As we head into the end of 2023 and celebrate the holidays with family, we reflect on the year we've had and where we're heading in 2024. The world is in a much different place right now. Geopolitical tensions are extremely high with wars in the Middle East and Ukraine continuing on with no end in sight. Economically, many countries are experiencing high inflation and have been raising interest rates to combat it.

If we zoom in on the US, inflation has been like wildfire, which caused the Fed to raise rates at an unprecedented pace, to a level we have not seen since 2006. Inflation has cooled from the high of 9% to just above 3% today, but the Fed has not hinted at cutting rates just yet. The economic fear and higher rates have caused many to slow down on deploying resources and have also forced som to cut back, with companies reducing expenses through layoffs. Not to mention, 2024 is an election year and if 2020 serves as any indication, we may live through more internal polarization and social divide.

Right now, interest rates remain elevated and the Fed may raise again to kickoff 2024. Consumer credit card debt sits at the highest levels ever. The US deficit is increasing and the government is only increasing debt issuance to cover itself. Many investors are sitting on the sidelines, waiting to see how everything plays out. So what does all of this mean moving forward, for the economy and real estate specifically?

Up until 2023, investors were throwing cash around at properties, taking on floating rate bridge debt and promising significant returns. Now that interest rates are high and prices have dropped, real estate has seen a tremendous shift. Transactions are down 60% since Q4 2022. There are billions of dollars in outstanding distressed debt with many more billions on the way. Most buyers are fearful that the market will get worse, causing them to drop their pricing guidance or even not buy at all, waiting to clean up when the distressed sales begin and prices fall even further.

Our perspective is that in the short term risk potential is high with risk probability being uncertain. We are taking a risk averse investment approach. We will continue to purchase properties under the following conditions.

1. Pricing is adjusted to today's market conditions and risk potential, i.e. cap rates and interest rates are balanced.

2. Properties are located in more desirable areas to reduce our exposure to vacancy and rent decrease potentials.

3. We protect our downside with the property's current operating cash flow or have high certainty on executing our business plan.

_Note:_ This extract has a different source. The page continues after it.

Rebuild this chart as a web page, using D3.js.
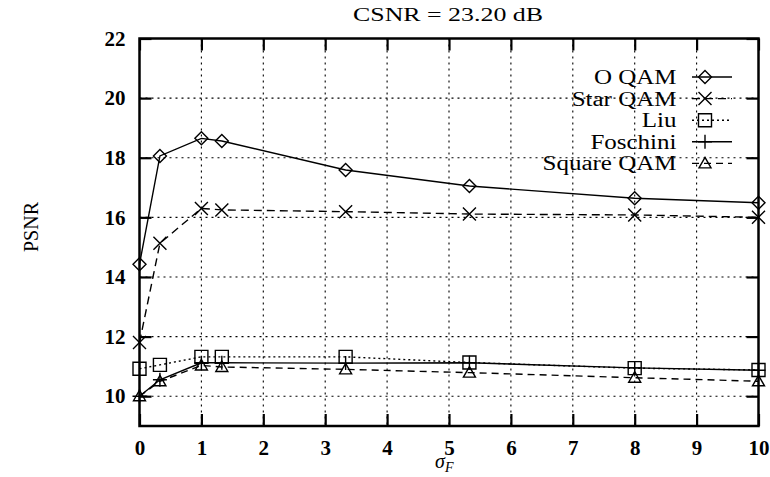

Long term we remain optimistic. We believe that we are currently going through a lower point in the real estate market. If we are able to grow our portfolio while pricing is suppressed, we will not only have regular asset appreciation, but we will also ride the market timing appreciation on the upswing. People will continue to want to live in good parts of Los Angeles, most will continue to be priced out of buying homes and apartments will continue to be in limited supply given the difficulty of developing here.

Given our opinion that the current downward market shift is a transient period of time in a longer course cycle, we will take advantage of securing property at a lower price than we would have otherwise as long as such pricing justifies the short term risk potentials.